Chinoca, born in 1962, was the youngest daughter of Frederico’s third wife. So her memories of her father as régulo are a child’s memories. She remembered the weekly banja, on Sundays, when her father would spend the entire day judging cases of marriage strife or property disputes or claims of witchcraft or robbery. His chair would be set up under two mango trees in the clearing beside his house. In chairs next to him would sit his counselors, who would ask most of the questions. Frederico himself usually only spoke when issuing judgments and punishments. Cases were heard from seven in the morning until five at night, and were held in the open, except for when one of the parties was an assimilado; these cases were held behind closed doors, in the régulo’s house. The most serious cases were usually passed upward to the Portuguese administrator.
The plight of accused criminals plucked at Chinoca’s conscience. Before they were to be whipped, the men were ordered to step into sacks, which were then tied around their waists. The purpose of the sacks was to collect what the bowels let loose. One time, Chinoca used a bar of soap to make a copy of the keys to prisoners’ handcuffs, and she freed several before they could suffer the punishments her father ordered.

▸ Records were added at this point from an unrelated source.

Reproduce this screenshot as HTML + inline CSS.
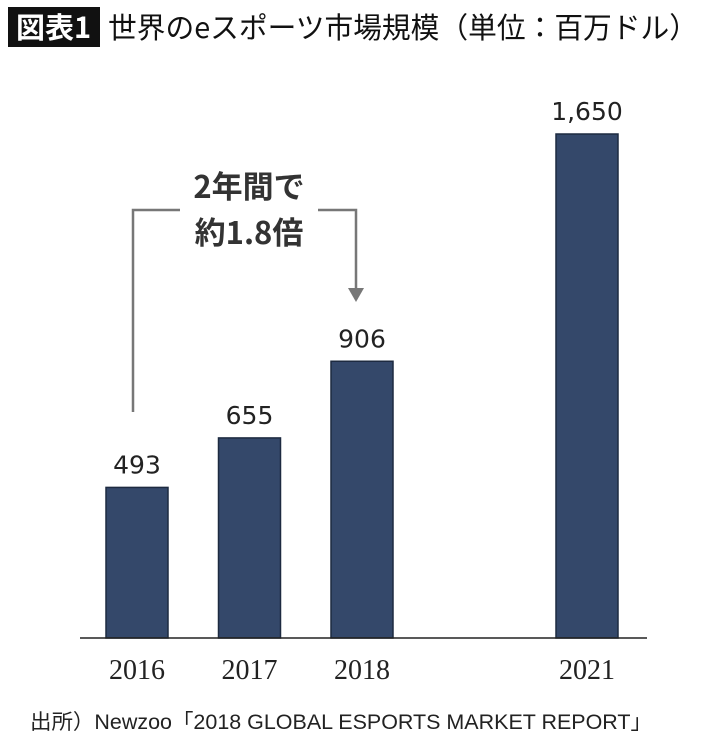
<!DOCTYPE html>
<html><head><meta charset="utf-8"><style>
body{margin:0;background:#fff;width:710px;height:744px;overflow:hidden;font-family:"Liberation Sans","Noto Sans CJK JP",sans-serif}
</style></head><body>
<svg width="710" height="744" id="c">
<rect x="8" y="7" width="92" height="40" fill="#111"/>
<text x="16" y="38" font-size="29" fill="#fff" font-family="Noto Sans CJK JP,sans-serif" font-weight="bold">図表1</text>
<text x="108" y="38" font-size="29" fill="#111" font-family="Noto Sans CJK JP,sans-serif" textLength="590" lengthAdjust="spacingAndGlyphs">世界のeスポーツ市場規模（単位：百万ドル）</text>
<g id="bars"></g>
<line x1="80" y1="638" x2="647" y2="638" stroke="#222" stroke-width="1.5"/>
<g fill="none" stroke="#777" stroke-width="2.5">
<polyline points="133,412 133,210 180,210"/>
<polyline points="318,210 356,210 356,290"/>
</g>
<polygon points="348,288 364,288 356,302" fill="#777"/>
<text x="249" y="198" font-size="31" font-weight="bold" fill="#333" text-anchor="middle" font-family="Noto Sans CJK JP,sans-serif">2年間で</text>
<text x="249" y="244" font-size="31" font-weight="bold" fill="#333" text-anchor="middle" font-family="Noto Sans CJK JP,sans-serif">約1.8倍</text>
<text x="30" y="729" font-size="21" fill="#222" textLength="622" lengthAdjust="spacingAndGlyphs">出所）Newzoo「2018 GLOBAL ESPORTS MARKET REPORT」</text>
</svg>
<script>
const categories=["2016","2017","2018","2021"];
const values=[493,655,906,1650];
const valueLabels=["493","655","906","1,650"];
const slots=[0,1,2,4];
const baseY=638, pxPerUnit=504/1650, x0=106, step=112.5, bw=62;
const ns="http://www.w3.org/2000/svg";
const g=document.getElementById('bars');
function xs(i){return x0+slots[i]*step;}
function ys(v){return baseY-v*pxPerUnit;}
categories.forEach((c,i)=>{
 const r=document.createElementNS(ns,'rect');
 r.setAttribute('x',xs(i));r.setAttribute('y',ys(values[i]));
 r.setAttribute('width',bw);r.setAttribute('height',baseY-ys(values[i]));
 r.setAttribute('fill','#34486a');r.setAttribute('stroke','#1d2a40');r.setAttribute('stroke-width','1.5');
 
 
 g.appendChild(r);
 const t=document.createElementNS(ns,'text');
 t.setAttribute('x',xs(i)+bw/2);t.setAttribute('y',ys(values[i])-14);
 t.setAttribute('text-anchor','middle');t.setAttribute('font-size','25');t.setAttribute('fill','#222');
 t.setAttribute('font-family','DejaVu Sans,sans-serif');
 t.textContent=valueLabels[i];
 
 
 g.appendChild(t);
 const l=document.createElementNS(ns,'text');
 l.setAttribute('x',xs(i)+bw/2);l.setAttribute('y',679);
 l.setAttribute('text-anchor','middle');l.setAttribute('font-size','28');l.setAttribute('fill','#222');
 l.setAttribute('font-family','Liberation Serif,serif');
 l.textContent=c;
 
 
 g.appendChild(l);
});
</script>
</body></html>
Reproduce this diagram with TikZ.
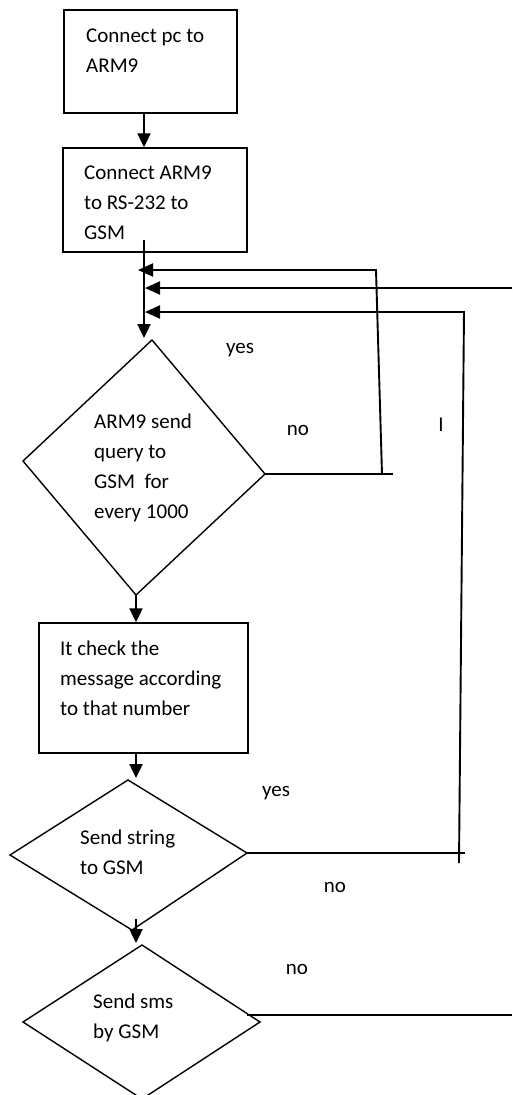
\documentclass[tikz,border=0pt]{standalone}
\usepackage{fontspec}
\setmainfont{Carlito}
\usetikzlibrary{arrows.meta}

\begin{document}
\begin{tikzpicture}[x=1pt,y=-1pt,
  stepbox/.style={draw, line width=1.5pt, inner sep=0pt},
  flow/.style={-{Triangle[length=14pt,width=13pt]}, line width=2.4pt},
  back/.style={-{Triangle[length=15pt,width=13pt]}, line width=1.9pt},
  edge/.style={line width=1.4pt, line join=miter},
  lbl/.style={font=\fontsize{21}{30}\selectfont, inner sep=0pt, align=left}]
\useasboundingbox (0,0) rectangle (512,1095);

% process boxes
\node[stepbox, minimum width=173pt, minimum height=103pt] (b1) at (150.5,61.5) {};
\node[stepbox, minimum width=184pt, minimum height=104pt] (b2) at (155,200) {};
\node[stepbox, minimum width=209pt, minimum height=130pt] (b3) at (143.5,688) {};

\node[lbl, anchor=west] (t1) at (86,50.5) {Connect pc to\\ARM9};
\node[lbl, anchor=west] (t2) at (84,202.5) {Connect ARM9\\to RS-232 to\\GSM};
\node[lbl, anchor=west] (t3) at (60,678) {It check the\\message according\\to that number};

% decision shapes (drawn as free quadrilaterals)
\coordinate (d1t) at (152,340);
\coordinate (d1r) at (265,474);
\coordinate (d1b) at (136,595);
\coordinate (d1l) at (23,461);
\draw[edge] (d1t) -- (d1r) -- (d1b) -- (d1l) -- cycle;
\node[lbl, anchor=west] (t4) at (94,468) {ARM9 send\\query to\\GSM~ for\\every 1000};

\coordinate (d2t) at (128,780);
\coordinate (d2r) at (247,853);
\coordinate (d2b) at (132,930);
\coordinate (d2l) at (10,855);
\draw[edge] (d2t) -- (d2r) -- (d2b) -- (d2l) -- cycle;
\node[lbl, anchor=west] (t5) at (80,852.5) {Send string\\to GSM};

\coordinate (d3t) at (142,945);
\coordinate (d3r) at (260,1022);
\coordinate (d3b) at (142,1099);
\coordinate (d3l) at (23,1022);
\draw[edge] (d3t) -- (d3r) -- (d3b) -- (d3l) -- cycle;
\node[lbl, anchor=west] (t6) at (93,1018) {Send sms\\by GSM};

% main flow
\coordinate (cx) at (144,0);
\coordinate (m2) at (144,240);
\coordinate (d1in) at (144,338);
\coordinate (b3x) at (136,0);
\coordinate (d2in) at (136,778);
\coordinate (d2out) at (136,919);
\coordinate (d3in) at (136,943);
\draw[flow] (b1.south -| cx) -- (b2.north -| cx);
\draw[flow] (m2) -- (d1in);
\draw[flow] (d1b) -- (b3.north -| d1b);
\draw[flow] (b3.south -| b3x) -- (d2in);
\draw[flow] (d2out) -- (d3in);

% return paths
\coordinate (f1e) at (393,474);
\coordinate (f1b) at (382,474);
\coordinate (f1c) at (376,270);
\coordinate (f1tip) at (138,270);
\draw[edge] (d1r) -- (f1e);
\draw[back] (f1b) -- (f1c) -- (f1tip);

\coordinate (f2s) at (512,288);
\coordinate (f2tip) at (145,288);
\draw[back] (f2s) -- (f2tip);

\coordinate (f3s) at (459,863);
\coordinate (f3c) at (464,312);
\coordinate (f3tip) at (145,312);
\coordinate (f3e) at (465,853);
\draw[back] (f3s) -- (f3c) -- (f3tip);
\draw[edge] (d2r) -- (f3e);

\coordinate (d3o) at (247,1015);
\coordinate (d3e) at (512,1015);
\draw[edge] (d3o) -- (d3e);

% branch labels
\node[lbl] (y1) at (240,350) {yes};
\node[lbl] (n1) at (298,430) {no};
\node[lbl] (i1) at (441,425) {I};
\node[lbl] (y2) at (276,793) {yes};
\node[lbl] (n2) at (335,887) {no};
\node[lbl] (n3) at (297,969) {no};
\end{tikzpicture}
\end{document}
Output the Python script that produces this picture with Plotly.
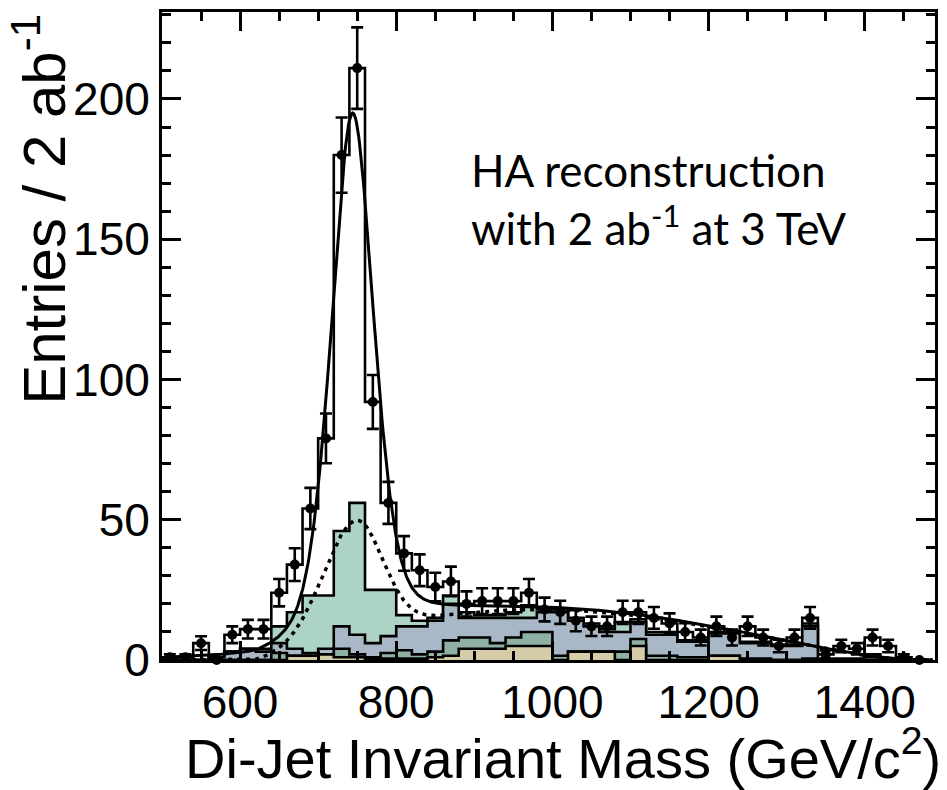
import numpy as np
import plotly.graph_objects as go

# ---- binning: 20 GeV bins from 500 to 1480 GeV ----
bin_lo = 500
bin_width = 20
n_bins = 49

# pseudo-data entries per bin
data_counts = [1, 1, 6, 0, 9, 11, 11, 24, 34, 54,
               79, 180, 211, 92, 56, 38, 32, 26, 28, 20,
               21, 21, 21, 24, 18, 17, 14, 12, 12, 17,
               17, 15, 13, 10, 8, 12, 8, 12, 8, 5,
               8, 15, 2, 5, 4, 8, 5, 1, 0]

# background components (stacked bottom -> top)
bkg_beige = [0, 0, 0, 0, 0, 0, 0, 0, 1.5, 1.5,
             2, 1, 1, 0.5, 0.5, 0.5, 0.5, 1, 1.5, 4,
             4, 4, 5, 5, 5, 0, 3, 3, 3, 0,
             5, 0, 0, 0, 0, 1.5, 1.5, 0, 0, 0,
             0, 0, 0, 0, 0, 0, 0, 0, 0]
bkg_dark = [0, 0, 0, 0, 0, 0, 0, 2.5, 0, 0,
            0, 3, 1, 0.5, 2, 3, 1.5, 2, 5.5, 4,
            4, 2, 3, 5, 5, 1.5, 0, 0, 0, 3,
            2.5, 1.5, 1.5, 1, 1, 0, 0, 0.5, 0.5, 0,
            0, 0.5, 0, 0, 0, 1, 0, 0, 0]
bkg_gray = [0, 0, 0, 1, 3, 4, 3, 3.5, 2.5, 1,
            2, 8, 7, 5, 6, 8.5, 10, 11, 13, 7,
            7, 9, 7, 5, 7, 15.5, 11, 9, 7, 7,
            6, 7.5, 7.5, 5.5, 5.5, 8, 8, 5.5, 5.5, 5,
            5, 11.5, 0, 0, 0, 0, 0, 0, 0]
bkg_teal = [0, 0, 0, 0, 0, 0, 1, 6, 13, 20.5,
            19, 34, 47, 19, 16.5, 4, 2, 1, 3, 2,
            1, 1, 2, 4.5, 1, 1, 1, 1, 1, 3.5,
            1, 1, 1, 0.5, 0.5, 0.5, 0.5, 0.5, 0.5, 0.5,
            0.5, 1, 0, 0.5, 0.5, 1, 0.5, 0, 0]

# fit parameters
sig_amp, sig_mean, sig_sigma, sig_gamma, sig_eta = 185.5, 744.0, 28.0, 60.0, 0.35
bkg_norm, bkg_lo, bkg_hi, bkg_a, bkg_b = 121.8, 620.0, 1460.0, 1.2, 1.6
pk2_amp, pk2_mean, pk2_sig_lo, pk2_sig_hi = 40.0, 748.0, 41.0, 34.0

colors = {
    "beige": "#d6cda8",
    "dark": "#8fb1a4",
    "gray": "#a9b8c6",
    "teal": "#acd3c4",
}

edges = bin_lo + bin_width * np.arange(n_bins + 1)
centers = edges[:-1] + bin_width / 2


def step_xy(vals):
    v = list(vals)
    x = [edges[0]] + list(edges) + [edges[-1]]
    y = [0] + v + [v[-1]] + [0]
    return x, y


def bkg_shape(x):
    t = (x - bkg_lo) / (bkg_hi - bkg_lo)
    t = np.clip(t, 0, 1)
    return bkg_norm * t ** bkg_a * (1 - t) ** bkg_b


def signal_shape(x):
    lor = 1.0 / (1.0 + (2 * (x - sig_mean) / sig_gamma) ** 2)
    gau = np.exp(-0.5 * ((x - sig_mean) / sig_sigma) ** 2)
    return sig_amp * (sig_eta * lor + (1 - sig_eta) * gau)


def peak2_shape(x):
    s = np.where(x < pk2_mean, pk2_sig_lo, pk2_sig_hi)
    return pk2_amp * np.exp(-0.5 * ((x - pk2_mean) / s) ** 2)


fig = go.Figure()

line_k = dict(color="black", width=2.6, shape="hv")

# data drawn as a white-filled step histogram
x, y = step_xy(data_counts)
fig.add_trace(go.Scatter(x=x, y=y, mode="lines", line=line_k,
                         fill="tozeroy", fillcolor="white", showlegend=False))

# stacked backgrounds: draw cumulative tops from the top layer down
b1 = np.array(bkg_beige)
b2 = b1 + np.array(bkg_dark)
b3 = b2 + np.array(bkg_gray)
b4 = b3 + np.array(bkg_teal)
for vals, key in [(b4, "teal"), (b3, "gray"), (b2, "dark"), (b1, "beige")]:
    x, y = step_xy(vals)
    fig.add_trace(go.Scatter(x=x, y=y, mode="lines", line=line_k,
                             fill="tozeroy", fillcolor=colors[key],
                             showlegend=False))

# fit curves
xf = np.arange(504, 1488, 1.0)
fig.add_trace(go.Scatter(x=xf, y=peak2_shape(xf) + bkg_shape(xf), mode="lines",
                         line=dict(color="black", width=3.5, dash="4px,5px"),
                         showlegend=False))
fig.add_trace(go.Scatter(x=xf, y=signal_shape(xf) + bkg_shape(xf), mode="lines",
                         line=dict(color="black", width=3), showlegend=False))

# data points with Poisson errors
cnt = np.array(data_counts, dtype=float)
fig.add_trace(go.Scatter(
    x=centers, y=cnt, mode="markers",
    marker=dict(color="black", size=10, symbol="circle"),
    error_y=dict(type="data", array=np.sqrt(cnt), color="black",
                 thickness=2.6, width=6),
    showlegend=False, cliponaxis=False))

font_axis = "Liberation Sans, Arial, sans-serif"
axis_common = dict(
    showline=True, linecolor="black", linewidth=3, mirror="allticks",
    ticks="inside", tickwidth=3, tickcolor="black",
    showgrid=False, zeroline=False,
    tickfont=dict(family=font_axis, size=46, color="black"),
)
fig.update_xaxes(range=[500, 1490], tick0=0, dtick=200, ticklen=19,
                 minor=dict(dtick=50, ticklen=9, ticks="inside",
                            tickwidth=3, tickcolor="black"),
                 **axis_common)
fig.update_yaxes(range=[0, 231], tick0=0, dtick=50, ticklen=19,
                 minor=dict(dtick=10, ticklen=9, ticks="inside",
                            tickwidth=3, tickcolor="black"),
                 **axis_common)

fig.add_annotation(
    text="Di-Jet Invariant Mass (GeV/c<sup>2</sup>)",
    xref="paper", yref="paper", x=1.01, y=-0.088,
    xanchor="right", yanchor="top", showarrow=False,
    font=dict(family=font_axis, size=56, color="black"))
fig.add_annotation(
    text="Entries / 2 ab<sup>-1</sup>",
    xref="paper", yref="paper", x=-0.1587, y=1.0,
    xanchor="center", yanchor="top", textangle=-90, showarrow=False,
    font=dict(family=font_axis, size=60, color="black"))

font_note = "Lato, Open Sans, sans-serif"
fig.add_annotation(text="HA reconstruction", xref="x", yref="y",
                   x=893, y=174.5, xanchor="left", yanchor="middle",
                   showarrow=False,
                   font=dict(family=font_note, size=44, color="black"))
fig.add_annotation(text="with 2 ab<sup>-1</sup> at 3 TeV", xref="x", yref="y",
                   x=893, y=155, xanchor="left", yanchor="middle",
                   showarrow=False,
                   font=dict(family=font_note, size=44, color="black"))

fig.update_layout(
    width=947, height=790,
    margin=dict(l=162, r=10, t=9, b=130),
    plot_bgcolor="white", paper_bgcolor="white",
)

fig.write_html("out.html")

On September 7, 1974, Portugal signed the accord that set the timetable for Mozambique’s independence. Groups of protestors fearing Frelimo rule staged demonstrations around the city. An armed mob took over the radio station, and white gunmen roamed African neighborhoods, shooting people randomly. The reaction to the attacks was fierce. In Chamanculo, people ransacked cantinas, many of them (though not all) owned by Portuguese. A crowd marched on the house of the régulo. In the group were people Frederico had punished, and also the husbands of neighborhood women Frederico had cheated with. But Frederico and his wife were in Matola at the time. Only Chinoca, then 12, and her older sisters were at home. Chinoca found her father’s gun. She could not find bullets. She opened the door, waved the gun in the air, and the crowd dispersed.
Sometime after independence, Chinoca joined a Frelimo youth group. Her mother continued working as a schoolteacher. Frederico was now out of a job. He eventually found work at a nearby gas station, where for years afterward he manned the pumps. He died in 2001.